Copy out all lines carrying the word "chart".

───

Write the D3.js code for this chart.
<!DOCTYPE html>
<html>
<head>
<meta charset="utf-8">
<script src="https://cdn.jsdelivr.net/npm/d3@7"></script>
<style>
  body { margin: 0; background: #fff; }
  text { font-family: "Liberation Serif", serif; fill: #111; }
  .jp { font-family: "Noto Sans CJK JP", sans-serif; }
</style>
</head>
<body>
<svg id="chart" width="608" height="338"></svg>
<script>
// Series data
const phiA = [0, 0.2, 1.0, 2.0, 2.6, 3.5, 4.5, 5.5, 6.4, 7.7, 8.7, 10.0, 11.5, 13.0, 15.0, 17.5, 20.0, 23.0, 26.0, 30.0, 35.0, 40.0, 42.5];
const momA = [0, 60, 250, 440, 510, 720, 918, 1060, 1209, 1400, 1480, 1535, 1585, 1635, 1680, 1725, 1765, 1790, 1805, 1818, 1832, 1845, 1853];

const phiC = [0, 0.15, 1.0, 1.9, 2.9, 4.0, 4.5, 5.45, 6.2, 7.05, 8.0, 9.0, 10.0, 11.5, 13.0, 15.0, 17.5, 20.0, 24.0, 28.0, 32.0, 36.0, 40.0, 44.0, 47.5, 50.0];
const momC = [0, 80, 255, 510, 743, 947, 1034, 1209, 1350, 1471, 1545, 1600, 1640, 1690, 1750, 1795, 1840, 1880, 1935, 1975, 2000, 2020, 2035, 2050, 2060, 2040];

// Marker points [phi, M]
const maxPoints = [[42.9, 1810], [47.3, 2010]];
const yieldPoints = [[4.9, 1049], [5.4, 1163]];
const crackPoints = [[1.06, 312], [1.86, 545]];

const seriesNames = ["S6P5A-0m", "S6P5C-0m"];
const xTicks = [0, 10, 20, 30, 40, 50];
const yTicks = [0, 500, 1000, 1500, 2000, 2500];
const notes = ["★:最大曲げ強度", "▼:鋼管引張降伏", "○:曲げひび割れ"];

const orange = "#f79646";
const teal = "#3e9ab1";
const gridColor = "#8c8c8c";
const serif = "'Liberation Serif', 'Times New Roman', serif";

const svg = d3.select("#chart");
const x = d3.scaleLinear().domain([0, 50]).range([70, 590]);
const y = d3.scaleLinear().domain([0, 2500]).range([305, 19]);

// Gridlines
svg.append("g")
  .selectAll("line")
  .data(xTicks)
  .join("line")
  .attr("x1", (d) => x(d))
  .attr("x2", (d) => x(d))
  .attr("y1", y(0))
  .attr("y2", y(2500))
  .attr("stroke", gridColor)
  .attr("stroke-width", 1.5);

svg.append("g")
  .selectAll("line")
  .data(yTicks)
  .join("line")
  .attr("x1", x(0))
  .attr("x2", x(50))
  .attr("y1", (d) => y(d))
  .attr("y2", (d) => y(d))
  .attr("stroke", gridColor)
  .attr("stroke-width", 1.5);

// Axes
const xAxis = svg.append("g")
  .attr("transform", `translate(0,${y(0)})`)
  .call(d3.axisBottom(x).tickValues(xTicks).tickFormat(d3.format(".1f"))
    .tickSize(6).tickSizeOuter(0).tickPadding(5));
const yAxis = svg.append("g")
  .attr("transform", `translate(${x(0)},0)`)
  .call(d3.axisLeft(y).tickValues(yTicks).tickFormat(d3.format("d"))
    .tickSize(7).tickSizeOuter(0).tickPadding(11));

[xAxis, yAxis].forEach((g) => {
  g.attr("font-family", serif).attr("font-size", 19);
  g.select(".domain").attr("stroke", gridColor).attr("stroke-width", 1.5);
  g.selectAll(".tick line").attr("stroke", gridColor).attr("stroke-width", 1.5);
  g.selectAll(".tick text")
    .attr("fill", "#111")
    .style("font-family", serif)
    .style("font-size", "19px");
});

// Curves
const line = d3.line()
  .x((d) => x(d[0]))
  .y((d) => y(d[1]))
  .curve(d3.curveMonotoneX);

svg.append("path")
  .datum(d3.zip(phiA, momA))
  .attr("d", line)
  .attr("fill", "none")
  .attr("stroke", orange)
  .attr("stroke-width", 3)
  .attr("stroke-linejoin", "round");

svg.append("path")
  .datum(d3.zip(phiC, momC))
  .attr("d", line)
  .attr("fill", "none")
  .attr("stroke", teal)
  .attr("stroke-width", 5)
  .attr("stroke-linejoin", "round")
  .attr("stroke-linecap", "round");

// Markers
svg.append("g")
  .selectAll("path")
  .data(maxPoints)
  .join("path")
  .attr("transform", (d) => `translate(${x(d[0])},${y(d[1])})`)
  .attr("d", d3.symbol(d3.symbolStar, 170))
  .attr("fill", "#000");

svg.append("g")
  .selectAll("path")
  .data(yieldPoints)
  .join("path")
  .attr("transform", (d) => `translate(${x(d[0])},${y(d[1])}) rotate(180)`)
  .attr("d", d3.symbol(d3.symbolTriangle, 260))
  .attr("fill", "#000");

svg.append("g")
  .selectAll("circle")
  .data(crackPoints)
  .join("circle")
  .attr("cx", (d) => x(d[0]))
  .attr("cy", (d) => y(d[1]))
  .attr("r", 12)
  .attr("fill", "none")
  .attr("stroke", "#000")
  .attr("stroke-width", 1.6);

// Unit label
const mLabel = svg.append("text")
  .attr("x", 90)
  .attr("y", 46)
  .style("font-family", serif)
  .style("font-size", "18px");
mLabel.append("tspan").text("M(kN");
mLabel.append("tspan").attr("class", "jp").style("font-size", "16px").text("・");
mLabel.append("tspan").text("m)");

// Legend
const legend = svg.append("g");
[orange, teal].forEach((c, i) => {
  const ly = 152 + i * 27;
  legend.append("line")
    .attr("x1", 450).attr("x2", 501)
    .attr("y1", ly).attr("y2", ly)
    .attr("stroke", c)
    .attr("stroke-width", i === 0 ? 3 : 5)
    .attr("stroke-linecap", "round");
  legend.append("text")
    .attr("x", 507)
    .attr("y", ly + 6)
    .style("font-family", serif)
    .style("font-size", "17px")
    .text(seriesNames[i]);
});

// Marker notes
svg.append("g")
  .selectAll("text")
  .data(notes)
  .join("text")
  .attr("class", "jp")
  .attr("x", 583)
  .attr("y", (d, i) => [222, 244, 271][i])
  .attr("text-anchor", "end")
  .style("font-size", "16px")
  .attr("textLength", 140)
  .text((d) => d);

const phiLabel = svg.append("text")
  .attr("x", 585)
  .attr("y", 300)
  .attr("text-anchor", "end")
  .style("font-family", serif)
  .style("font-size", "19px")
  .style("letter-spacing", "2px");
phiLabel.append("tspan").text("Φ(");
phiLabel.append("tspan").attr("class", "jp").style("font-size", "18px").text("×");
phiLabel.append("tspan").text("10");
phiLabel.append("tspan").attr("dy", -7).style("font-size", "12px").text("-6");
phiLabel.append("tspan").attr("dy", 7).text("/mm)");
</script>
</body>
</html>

───

[Task response]:
Write the D3.js code for this chart.
<svg id="chart" width="608" height="338"></svg>
const svg = d3.select("#chart");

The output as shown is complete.